Tak hanya temuan masalah, riset limbah elektronik dan ekonomi berkelanjutan juga menyebutkan bahwa sektor elektronik sirkular atau daur ulang sampah elektronik dapat menciptakan 75.000 pekerjaan layak dan ramah lingkungan pada 2030, di mana 91 persen berpotensi dikelola oleh perempuan dan berkontribusi pada transisi hijau lebih inklusif. Ada harapan dari pengelolaan limbah elektronik, terutama dalam menciptakan lapangan pekerjaan baru berkontribusi pada masa depan ekonomi dan lingkungan berkelanjutan.
Save the Children mengapresiasi langkah korporasi yang berupaya melakukan transisi hijau dengan mengedepankan prinsip pemenuhan hak anak, salah satunya adalah penelitian Circular Geniuses yang dilakukan oleh Save the Children Indonesia dan Accenture.
Save the Children bekerja sama dengan Accenture telah melakukan pemetaan potensi dan masalah pengelolaan limbah elektronik di Makassar sejak akhir 2022. Hal ini bertujuan mendukung keluarga pemulung dengan menjamin kesehatan dan keselamatan, meningkatkan keterampilan dan pendidikan keluarga untuk bangkit dari kemiskinan, dan menjamin pekerjaan lebih layak.
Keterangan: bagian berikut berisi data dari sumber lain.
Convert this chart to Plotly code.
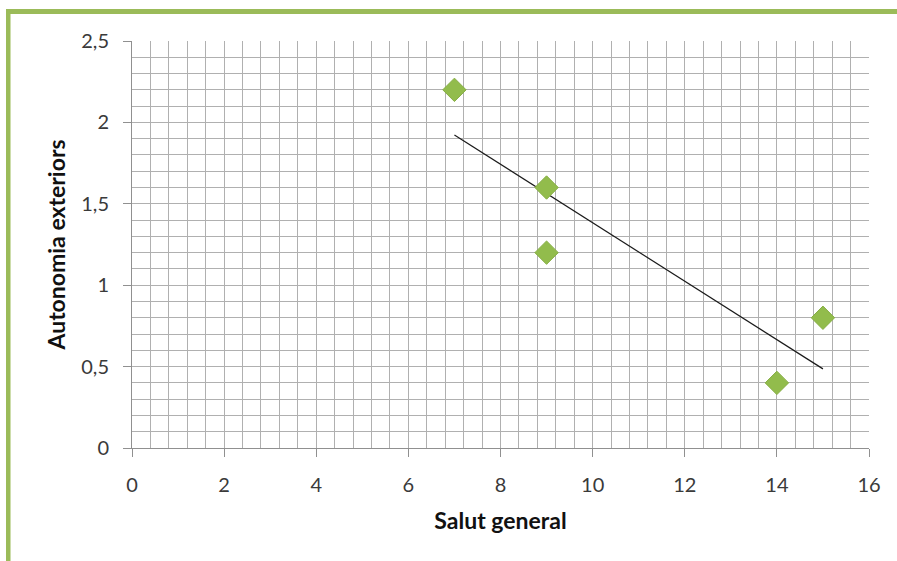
import numpy as np
import plotly.graph_objects as go

# Observations: general health score vs. outdoor autonomy
salut_general = [7, 9, 9, 14, 15]
autonomia_exteriors = [2.2, 1.6, 1.2, 0.4, 0.8]

x_ticks = [0, 2, 4, 6, 8, 10, 12, 14, 16]
y_ticks = [0, 0.5, 1, 1.5, 2, 2.5]

# Least-squares trend line drawn across the observed x span
slope, intercept = np.polyfit(salut_general, autonomia_exteriors, 1)
trend_x = [min(salut_general), max(salut_general)]
trend_y = [slope * v + intercept for v in trend_x]

W, H = 897, 561
ML, MR, MT, MB = 132, 28, 41, 113
green = "#9BBB59"

fig = go.Figure()
fig.add_trace(go.Scatter(
    x=trend_x, y=trend_y, mode="lines",
    line=dict(color="#1a1a1a", width=1.2),
    hoverinfo="skip", showlegend=False,
))
fig.add_trace(go.Scatter(
    x=salut_general, y=autonomia_exteriors, mode="markers",
    marker=dict(symbol="diamond", size=18, color="#92BC4C",
                line=dict(color="#86AE44", width=1)),
    showlegend=False,
))

# Frame band along the top and left edges, positioned in pixels
pw = W - ML - MR
ph = H - MT - MB
def px_x(p):
    return (p - ML) / pw
def px_y(p):
    return 1 - (p - MT) / ph

fig.add_shape(type="rect", xref="paper", yref="paper",
              x0=px_x(6), x1=px_x(W + 5), y0=px_y(14), y1=px_y(9),
              fillcolor=green, line_width=0, layer="above")
fig.add_shape(type="rect", xref="paper", yref="paper",
              x0=px_x(6), x1=px_x(10.5), y0=px_y(H + 5), y1=px_y(9),
              fillcolor=green, line_width=0, layer="above")

tick_font = dict(family="Lato, 'Open Sans', sans-serif", size=20, color="#3a3a3a")
title_font = dict(family="Lato, 'Open Sans', sans-serif", size=23, color="#111111")
grid_col = "#b0b0b0"

fig.update_layout(
    width=W, height=H,
    margin=dict(l=ML, r=MR, t=MT, b=MB),
    paper_bgcolor="white", plot_bgcolor="white",
    separators=",.",
    xaxis=dict(
        range=[0, 16], tickvals=x_ticks, ticktext=[str(v) for v in x_ticks],
        showgrid=True, gridcolor=grid_col, gridwidth=1,
        minor=dict(dtick=0.4, showgrid=True, gridcolor=grid_col, gridwidth=1),
        ticks="outside", ticklen=8, tickcolor="#909090",
        showline=True, linecolor="#909090", linewidth=1,
        zeroline=False, tickfont=tick_font, ticklabelstandoff=11,
        title=dict(text="<b>Salut general</b>", font=title_font, standoff=17),
    ),
    yaxis=dict(
        range=[0, 2.5], tickvals=y_ticks,
        ticktext=[f"{v:g}".replace(".", ",") for v in y_ticks],
        showgrid=True, gridcolor=grid_col, gridwidth=1,
        minor=dict(dtick=0.1, showgrid=True, gridcolor=grid_col, gridwidth=1),
        ticks="outside", ticklen=8, tickcolor="#909090",
        showline=True, linecolor="#909090", linewidth=1,
        zeroline=False, tickfont=tick_font, ticklabelstandoff=10,
        title=dict(text="<b>Autonomia exteriors</b>", font=title_font, standoff=9),
    ),
)

fig.write_html("out.html")
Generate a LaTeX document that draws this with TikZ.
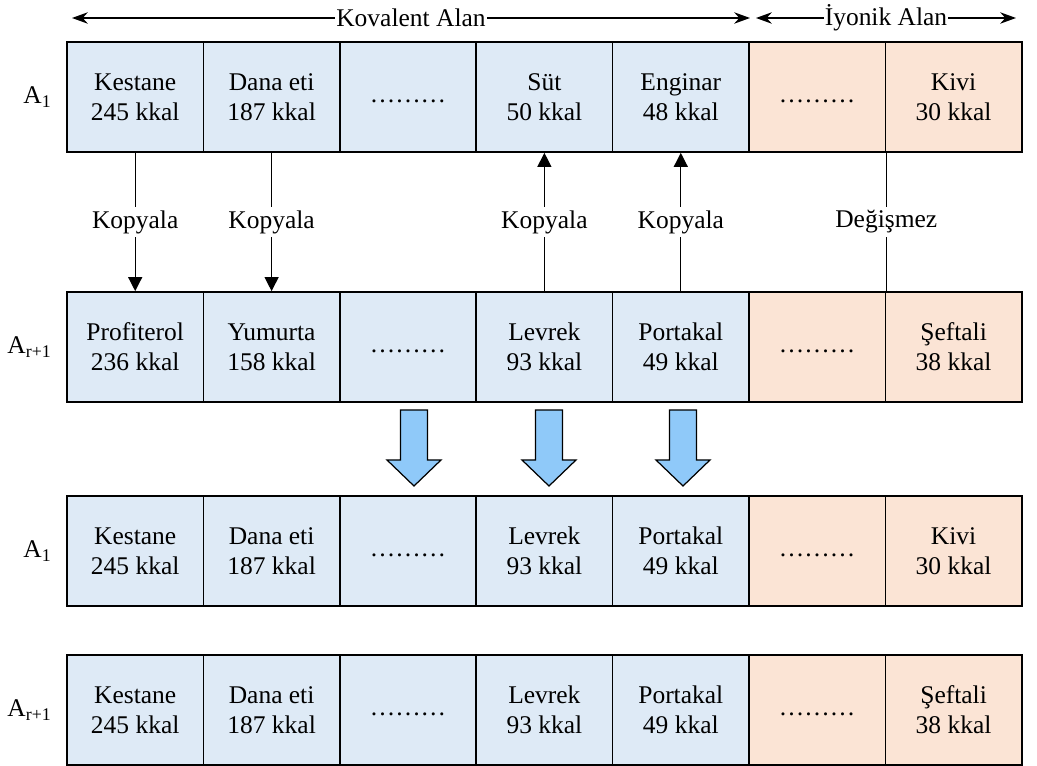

Termasuk melindungi anak-anak dari terekspos oleh bentuk-bentuk pekerjaan terburuk untuk anak, berupaya memenuhi hak anak untuk memperoleh pendidikan layak serta akses kesehatan, dan perlindungan dari berbagai bentuk kekerasan.
Proses pemetaan holistik masih berlangsung. Salah satu rangkaian kegiatan pemetaan ini adalah melakukan pertemuan dengan Pemerintah Kota Makassar dan para pemangku kebijakan, termasuk organisasi berbasis masyarakat dan pihak swasta terkait dalam pengelolaan sampah elektronik lebih aman di Kota Makassar.
“Kami menghargai dan berterimakasih atas upaya riset dilakukan oleh Save the Children Indonesia. Dari hasil riset ini, kami berharap kita dapat bersama-sama membangun sistem dan manajemen pengelolaan limbah elektronik lebih aman baik pada manusianya dan juga lingkungannya, serta kita dorong adanya ekosistem kemitraan dalam pengelolaan limbah elektronik ini.“ jelas Ferdi Mochtar, Plt Kepala Dinas Lingkungan Hidup Kota Makassar.